Development Environment
Local Development Setup
- Prerequisites: .NET 8 SDK, Docker Desktop, PostgreSQL client tools
- Configuration: Local settings in
appsettings.Development.json
- Startup: Run via .NET Aspire for orchestrated services
- Access Points:
- Web UI: https://localhost:5001
- API: https://localhost:5000
- Aspire Dashboard: https://localhost:15000
Testing Approach
- Unit Tests: Domain logic and service methods
- Integration Tests: API endpoints with test containers
- E2E Tests: UI workflows with Playwright
- Performance Tests: Vector search and embedding generation
- Aspire Dashboard for distributed tracing
- Structured logging with Serilog
- PostgreSQL query analysis
- Browser developer tools for Blazor
Security Patterns
Authentication & Authorization
- ASP.NET Core Identity for user management
- JWT tokens for API authentication
- Process-based authorization (users see only their executions)
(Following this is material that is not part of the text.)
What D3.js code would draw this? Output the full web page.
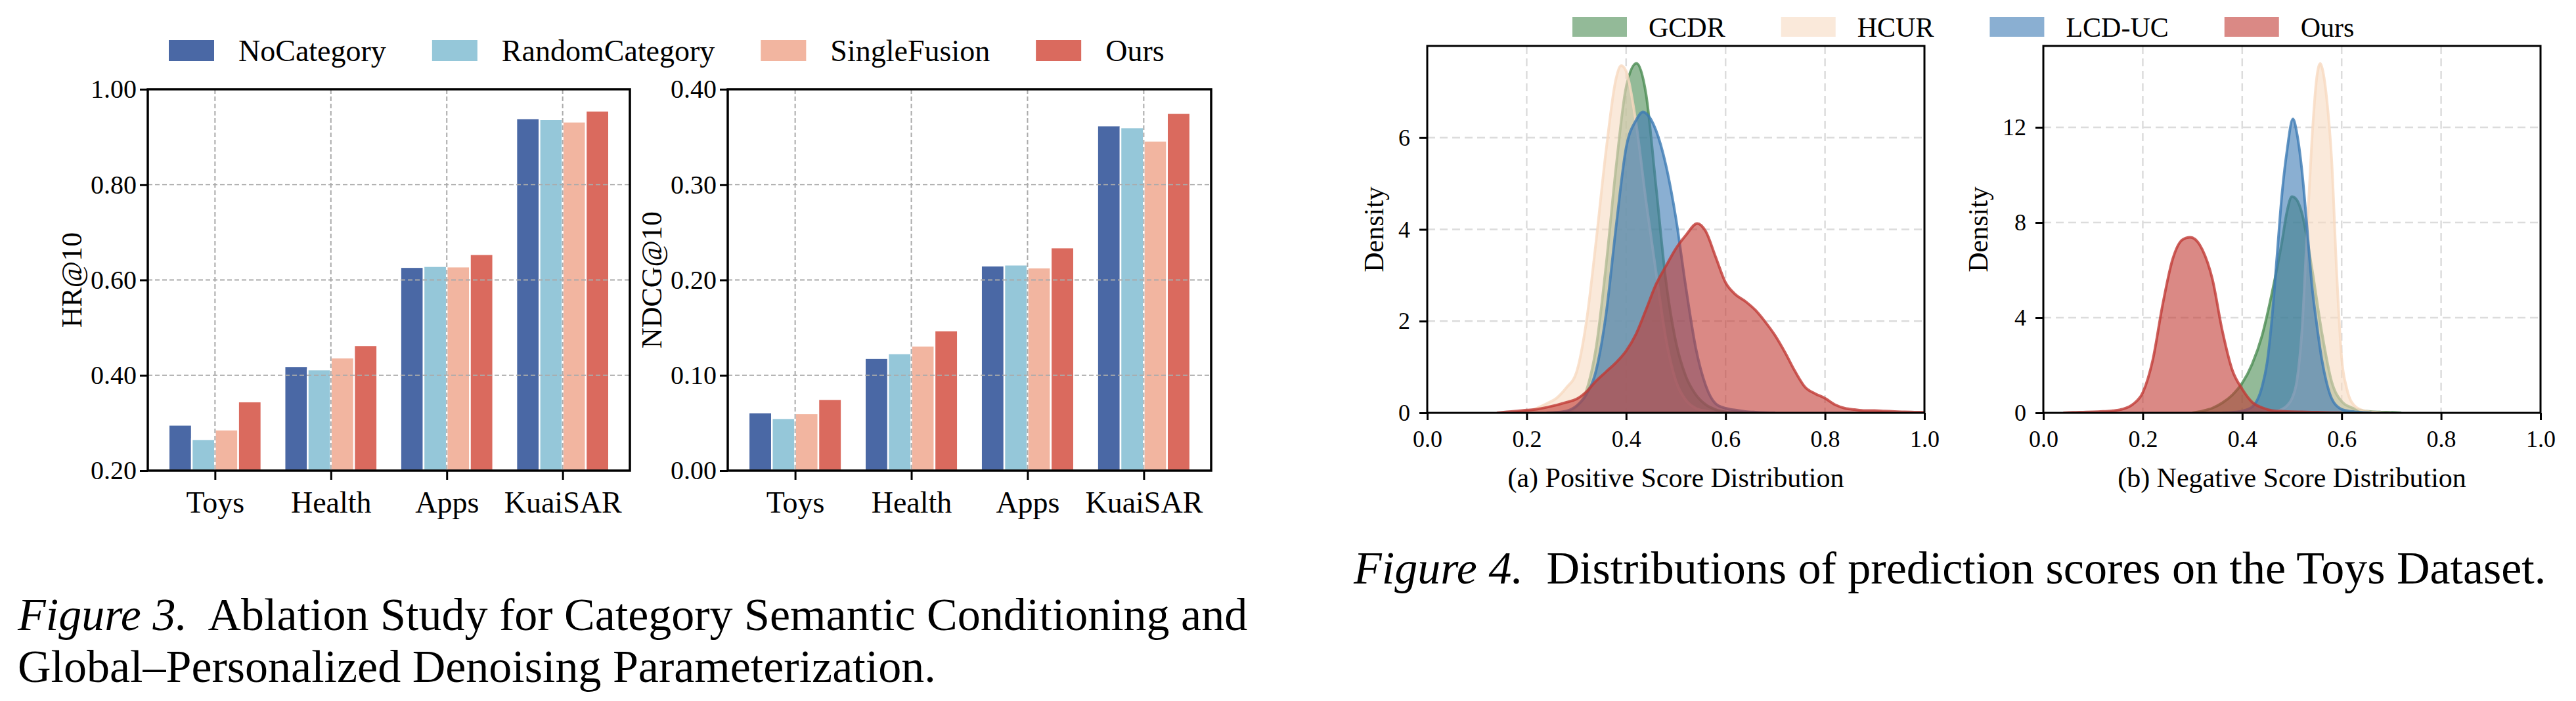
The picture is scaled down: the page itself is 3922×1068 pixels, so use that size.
<!DOCTYPE html>
<html>
<head>
<meta charset="utf-8">
<script src="https://cdn.jsdelivr.net/npm/d3@7"></script>
<style>
  body { margin: 0; background: #fff; }
  svg { display: block; }
  svg text { font-family: "Liberation Serif", "Times New Roman", serif; }
</style>
</head>
<body>
<svg id="fig" width="3922" height="1068"></svg>
<script>
// ---------- Figure 3 data (ablation bars) ----------
const categories = ["Toys", "Health", "Apps", "KuaiSAR"];
const methods = ["NoCategory", "RandomCategory", "SingleFusion", "Ours"];

const hrNoCategory     = [0.296, 0.419, 0.627, 0.939];
const hrRandomCategory = [0.266, 0.412, 0.629, 0.937];
const hrSingleFusion   = [0.286, 0.437, 0.628, 0.932];
const hrOurs           = [0.345, 0.463, 0.654, 0.955];

const ndcgNoCategory     = [0.061, 0.118, 0.215, 0.362];
const ndcgRandomCategory = [0.055, 0.123, 0.216, 0.360];
const ndcgSingleFusion   = [0.060, 0.131, 0.213, 0.346];
const ndcgOurs           = [0.075, 0.147, 0.234, 0.375];

const hrTicks = [0.2, 0.4, 0.6, 0.8, 1.0];
const ndcgTicks = [0.0, 0.1, 0.2, 0.3, 0.4];

// ---------- Figure 4 data (score densities, [score, density]) ----------
const models = ["GCDR", "HCUR", "LCD-UC", "Ours"];

const posGCDR = [[0.24,0],[0.26,0.01],[0.28,0.02],[0.30,0.13],[0.32,0.48],[0.34,1.45],[0.36,3.25],
  [0.38,5.38],[0.40,7.10],[0.421,7.62],[0.44,6.95],[0.46,4.95],[0.48,2.88],[0.50,1.55],[0.52,0.80],
  [0.54,0.40],[0.56,0.18],[0.58,0.07],[0.60,0.02],[0.62,0]];
const posHCUR = [[0.18,0],[0.20,0.03],[0.22,0.10],[0.24,0.20],[0.26,0.32],[0.28,0.55],[0.30,0.88],
  [0.32,1.98],[0.34,3.78],[0.36,5.75],[0.38,7.30],[0.39,7.57],[0.40,7.45],[0.42,6.32],[0.44,4.62],
  [0.46,3.08],[0.48,1.62],[0.50,0.70],[0.52,0.28],[0.54,0.10],[0.56,0.04],[0.58,0.01],[0.60,0]];
const posLCDUC = [[0.24,0],[0.26,0.01],[0.28,0.04],[0.30,0.15],[0.32,0.40],[0.34,0.94],[0.36,2.18],
  [0.38,4.08],[0.40,5.78],[0.42,6.38],[0.434,6.56],[0.44,6.53],[0.46,6.16],[0.48,5.40],[0.50,4.25],
  [0.52,2.75],[0.54,1.42],[0.56,0.60],[0.58,0.20],[0.60,0.10],[0.62,0.06],[0.64,0.03],[0.66,0.015],
  [0.68,0.005],[0.70,0]];
const posOurs = [[0.14,0],[0.16,0.02],[0.18,0.04],[0.20,0.06],[0.22,0.08],[0.24,0.12],[0.26,0.17],
  [0.28,0.23],[0.30,0.30],[0.32,0.46],[0.34,0.70],[0.36,0.90],[0.38,1.10],[0.40,1.35],[0.42,1.72],
  [0.44,2.25],[0.46,2.80],[0.48,3.20],[0.50,3.58],[0.52,3.87],[0.543,4.13],[0.56,3.96],[0.58,3.40],
  [0.60,2.84],[0.62,2.58],[0.64,2.43],[0.66,2.24],[0.68,1.98],[0.70,1.68],[0.72,1.31],[0.74,0.90],
  [0.76,0.56],[0.78,0.42],[0.80,0.32],[0.82,0.18],[0.84,0.10],[0.86,0.07],[0.88,0.05],[0.90,0.05],
  [0.92,0.04],[0.94,0.03],[0.96,0.02],[0.98,0.015],[1.00,0.01]];

const negGCDR = [[0.30,0],[0.32,0.08],[0.34,0.20],[0.36,0.42],[0.38,0.75],[0.40,1.25],[0.42,2.05],
  [0.44,3.25],[0.46,5.05],[0.48,7.20],[0.49,8.45],[0.50,9.09],[0.51,8.94],[0.52,8.40],[0.54,6.10],
  [0.56,3.40],[0.58,1.30],[0.60,0.48],[0.62,0.22],[0.64,0.10],[0.66,0.05],[0.68,0.03],[0.70,0.02],[0.72,0]];
const negHCUR = [[0.44,0],[0.46,0.03],[0.48,0.15],[0.49,0.30],[0.50,0.60],[0.51,1.35],[0.52,3.40],
  [0.53,7.40],[0.54,11.40],[0.55,14.10],[0.557,14.68],[0.56,14.55],[0.57,13.20],[0.58,10.60],
  [0.59,5.90],[0.60,2.30],[0.61,1.05],[0.62,0.45],[0.64,0.12],[0.66,0.04],[0.68,0.01],[0.70,0]];
const negLCDUC = [[0.36,0],[0.38,0.02],[0.40,0.08],[0.42,0.25],[0.44,1.10],[0.45,2.10],[0.46,4.00],
  [0.47,6.60],[0.48,9.20],[0.49,11.00],[0.502,12.35],[0.51,11.75],[0.52,10.20],[0.53,7.90],[0.54,5.40],
  [0.55,3.70],[0.56,2.25],[0.57,1.25],[0.58,0.60],[0.60,0.15],[0.62,0.06],[0.64,0.02],[0.66,0]];
const negOurs = [[0.04,0],[0.06,0.02],[0.08,0.03],[0.10,0.04],[0.12,0.06],[0.14,0.09],[0.16,0.16],
  [0.18,0.36],[0.20,0.85],[0.22,2.21],[0.24,4.55],[0.26,6.45],[0.28,7.28],[0.295,7.38],[0.30,7.36],
  [0.32,6.85],[0.34,5.62],[0.36,3.45],[0.38,1.80],[0.40,1.00],[0.42,0.45],[0.44,0.22],[0.46,0.10],
  [0.48,0.07],[0.50,0.05],[0.52,0.04],[0.54,0.03],[0.56,0.02],[0.58,0.01],[0.60,0]];

const scoreTicks = [0, 0.2, 0.4, 0.6, 0.8, 1.0];
const posDensityTicks = [0, 2, 4, 6];
const negDensityTicks = [0, 4, 8, 12];

// ---------- styles ----------
const barColors = ["#4a68a5", "#95c7d9", "#f2b5a0", "#da6a5e"];
const kdeColors = ["#4b8c53", "#f7dac1", "#3c7ab4", "#c13a34"];
const serif = '"Liberation Serif", "Times New Roman", serif';

const svg = d3.select("#fig");
svg.append("rect").attr("width", 3922).attr("height", 1068).attr("fill", "#fff");

function styleAxis(g, size) {
  g.select(".domain").remove();
  g.selectAll(".tick line").attr("stroke", "#000").attr("stroke-width", 3);
  g.selectAll("text").style("font-size", size + "px").style("font-family", serif).attr("fill", "#000");
}

function yLabel(text, cx, cy, size) {
  svg.append("text")
    .attr("transform", `translate(${cx},${cy}) rotate(-90)`)
    .attr("text-anchor", "middle").attr("dy", "0.35em")
    .style("font-size", size + "px").text(text);
}

// ---------- bar panels ----------
function barPanel(frame, series, yDom, ticks, label, labelX) {
  const g = svg.append("g");
  const x = d3.scaleLinear().domain([-0.58, 3.58]).range([frame.x0, frame.x1]);
  const y = d3.scaleLinear().domain(yDom).range([frame.y1, frame.y0]);
  const bw = x(0.2) - x(0);

  series.forEach((vals, j) => {
    g.selectAll(null).data(vals).join("rect")
      .attr("x", (d, i) => x(i + (j - 2) * 0.2))
      .attr("width", bw)
      .attr("y", d => y(d))
      .attr("height", d => y(yDom[0]) - y(d))
      .attr("fill", barColors[j])
      .attr("stroke", "#fff").attr("stroke-width", 2.5);
  });

  // dashed grid drawn over bars
  g.selectAll(null).data(ticks.slice(1, -1)).join("line")
    .attr("x1", frame.x0).attr("x2", frame.x1)
    .attr("y1", d => y(d)).attr("y2", d => y(d))
    .attr("stroke", "#aaa").attr("stroke-width", 2).attr("stroke-dasharray", "7,4");
  g.selectAll(null).data(categories).join("line")
    .attr("x1", (d, i) => x(i)).attr("x2", (d, i) => x(i))
    .attr("y1", frame.y0).attr("y2", frame.y1)
    .attr("stroke", "#aaa").attr("stroke-width", 2).attr("stroke-dasharray", "7,4");

  g.append("rect")
    .attr("x", frame.x0).attr("y", frame.y0)
    .attr("width", frame.x1 - frame.x0).attr("height", frame.y1 - frame.y0)
    .attr("fill", "none").attr("stroke", "#000").attr("stroke-width", 3.5);

  g.append("g").attr("transform", `translate(${frame.x0},0)`)
    .call(d3.axisLeft(y).tickValues(ticks).tickFormat(d3.format(".2f")).tickSize(12).tickPadding(5))
    .call(a => styleAxis(a, 40));
  g.append("g").attr("transform", `translate(0,${frame.y1})`)
    .call(d3.axisBottom(x).tickValues([0, 1, 2, 3]).tickFormat(i => categories[i]).tickSize(14).tickPadding(17))
    .call(a => styleAxis(a, 46));

  yLabel(label, labelX, (frame.y0 + frame.y1) / 2, 44);
}

barPanel({x0: 225, x1: 959, y0: 136, y1: 717},
  [hrNoCategory, hrRandomCategory, hrSingleFusion, hrOurs], [0.2, 1.0], hrTicks, "HR@10", 109);
barPanel({x0: 1108, x1: 1844, y0: 136, y1: 717},
  [ndcgNoCategory, ndcgRandomCategory, ndcgSingleFusion, ndcgOurs], [0.0, 0.4], ndcgTicks, "NDCG@10", 992);

// legends: swatch, label, then gap to next entry
function legend(names, colors, opacity, x0, top, sw, sh, pad, gap, size, baseline) {
  let x = x0;
  names.forEach((name, i) => {
    svg.append("rect").attr("x", x).attr("y", top).attr("width", sw).attr("height", sh)
      .attr("fill", colors[i]).attr("fill-opacity", opacity);
    const t = svg.append("text").attr("x", x + pad).attr("y", baseline)
      .style("font-size", size + "px").text(name);
    x = x + pad + t.node().getComputedTextLength() + gap;
  });
}
legend(methods, barColors, 1, 257, 61, 69, 32, 106, 70, 46, 93);

// ---------- density panels ----------
function densityPanel(frame, curves, yMax, yTicks, labelX, caption, id) {
  const g = svg.append("g");
  const x = d3.scaleLinear().domain([0, 1]).range([frame.x0, frame.x1]);
  const y = d3.scaleLinear().domain([0, yMax]).range([frame.y1, frame.y0]);

  svg.append("clipPath").attr("id", id).append("rect")
    .attr("x", frame.x0).attr("y", frame.y0)
    .attr("width", frame.x1 - frame.x0).attr("height", frame.y1 - frame.y0);

  g.selectAll(null).data(scoreTicks.slice(1, -1)).join("line")
    .attr("x1", d => x(d)).attr("x2", d => x(d)).attr("y1", frame.y0).attr("y2", frame.y1)
    .attr("stroke", "#dcdcdc").attr("stroke-width", 2.5).attr("stroke-dasharray", "12,7");
  g.selectAll(null).data(yTicks.slice(1)).join("line")
    .attr("x1", frame.x0).attr("x2", frame.x1).attr("y1", d => y(d)).attr("y2", d => y(d))
    .attr("stroke", "#dcdcdc").attr("stroke-width", 2.5).attr("stroke-dasharray", "12,7");

  const plot = g.append("g").attr("clip-path", `url(#${id})`);
  const area = d3.area().x(d => x(d[0])).y0(y(0)).y1(d => y(d[1])).curve(d3.curveMonotoneX);
  const line = d3.line().x(d => x(d[0])).y(d => y(d[1])).curve(d3.curveMonotoneX);
  curves.forEach((pts, i) => {
    plot.append("path").attr("d", area(pts)).attr("fill", kdeColors[i]).attr("fill-opacity", 0.6);
    plot.append("path").attr("d", line(pts)).attr("fill", "none")
      .attr("stroke", kdeColors[i]).attr("stroke-opacity", 0.8).attr("stroke-width", 4)
      .attr("stroke-linejoin", "round");
  });

  g.append("rect")
    .attr("x", frame.x0).attr("y", frame.y0)
    .attr("width", frame.x1 - frame.x0).attr("height", frame.y1 - frame.y0)
    .attr("fill", "none").attr("stroke", "#000").attr("stroke-width", 3);

  g.append("g").attr("transform", `translate(${frame.x0},0)`)
    .call(d3.axisLeft(y).tickValues(yTicks).tickFormat(d3.format("d")).tickSize(12).tickPadding(14))
    .call(a => styleAxis(a, 36));
  g.append("g").attr("transform", `translate(0,${frame.y1})`)
    .call(d3.axisBottom(x).tickValues(scoreTicks).tickFormat(d3.format(".1f")).tickSize(11).tickPadding(15))
    .call(a => styleAxis(a, 36));

  yLabel("Density", labelX, (frame.y0 + frame.y1) / 2, 42);
  svg.append("text").attr("x", (frame.x0 + frame.x1) / 2).attr("y", 742)
    .attr("text-anchor", "middle").style("font-size", "42px").text(caption);
}

densityPanel({x0: 2173, x1: 2930, y0: 70, y1: 629},
  [posGCDR, posHCUR, posLCDUC, posOurs], 8.0, posDensityTicks, 2091,
  "(a) Positive Score Distribution", "clipPos");
densityPanel({x0: 3111, x1: 3868, y0: 70, y1: 629},
  [negGCDR, negHCUR, negLCDUC, negOurs], 15.42, negDensityTicks, 3011,
  "(b) Negative Score Distribution", "clipNeg");

legend(models, kdeColors, 0.6, 2394, 26, 83, 30, 116, 85, 42, 56);

// ---------- captions ----------
function caption(x, y, label, rest) {
  const t = svg.append("text").attr("x", x).attr("y", y).style("font-size", "70px");
  if (label) t.append("tspan").style("font-style", "italic").text(label);
  t.append("tspan").attr("dx", label ? 18 : 0).text(rest);
}
caption(27, 960, "Figure 3.", " Ablation Study for Category Semantic Conditioning and");
caption(27, 1039, null, "Global\u2013Personalized Denoising Parameterization.");
caption(2061, 889, "Figure 4.", " Distributions of prediction scores on the Toys Dataset.");
</script>
</body>
</html>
- Scope-based data access control
Data Protection
- Encryption at rest via PostgreSQL
- TLS for all network communication
- No sensitive data in logs
- User journey isolation
Caching Strategy
- Redis for frequently accessed metadata
- In-memory cache for static data
- Output caching for read-heavy endpoints
- Embedding cache to avoid recomputation
Scaling Patterns
- Horizontal scaling for API instances
- Read replicas for database queries
- Background workers for embedding generation
- CDN for static assets
Deployment Considerations
Container Strategy
- Multi-stage Docker builds for optimization
- .NET Aspire for local orchestration
- Kubernetes manifests for production
- Health checks for all services
Configuration Management
- Environment-specific settings
- Secret management via platform
- Feature flags for gradual rollout
- Telemetry configuration
Monitoring & Observability
- Application Insights or OpenTelemetry
- Structured logging with correlation
- Performance counters
- Custom metrics for process execution
API Design Principles
RESTful Conventions
- Resource-based URLs
- Proper HTTP verbs
- Consistent response formats
- HATEOAS where appropriate
Response Patterns
All API responses follow a consistent structure with success indicators, data payloads, and error information. Pagination is implemented for list endpoints.
Versioning Strategy
- URL-based versioning (v1, v2)
- Backward compatibility commitment
- Deprecation notices in headers
- Migration guides for breaking changes
Design Patterns
All implementations MUST follow the imperative patterns documented in DESIGN-PATTERNS.md.
Key patterns include:
- Domain-Driven Design with aggregate boundaries
- Repository and Specification patterns
- Result pattern for operation outcomes
- Process Context for execution state
- Adapter pattern for Cognitive System
- Unit of Work for transaction management
- CQRS for command/query separation
See DESIGN-PATTERNS.md for complete implementation details and code examples.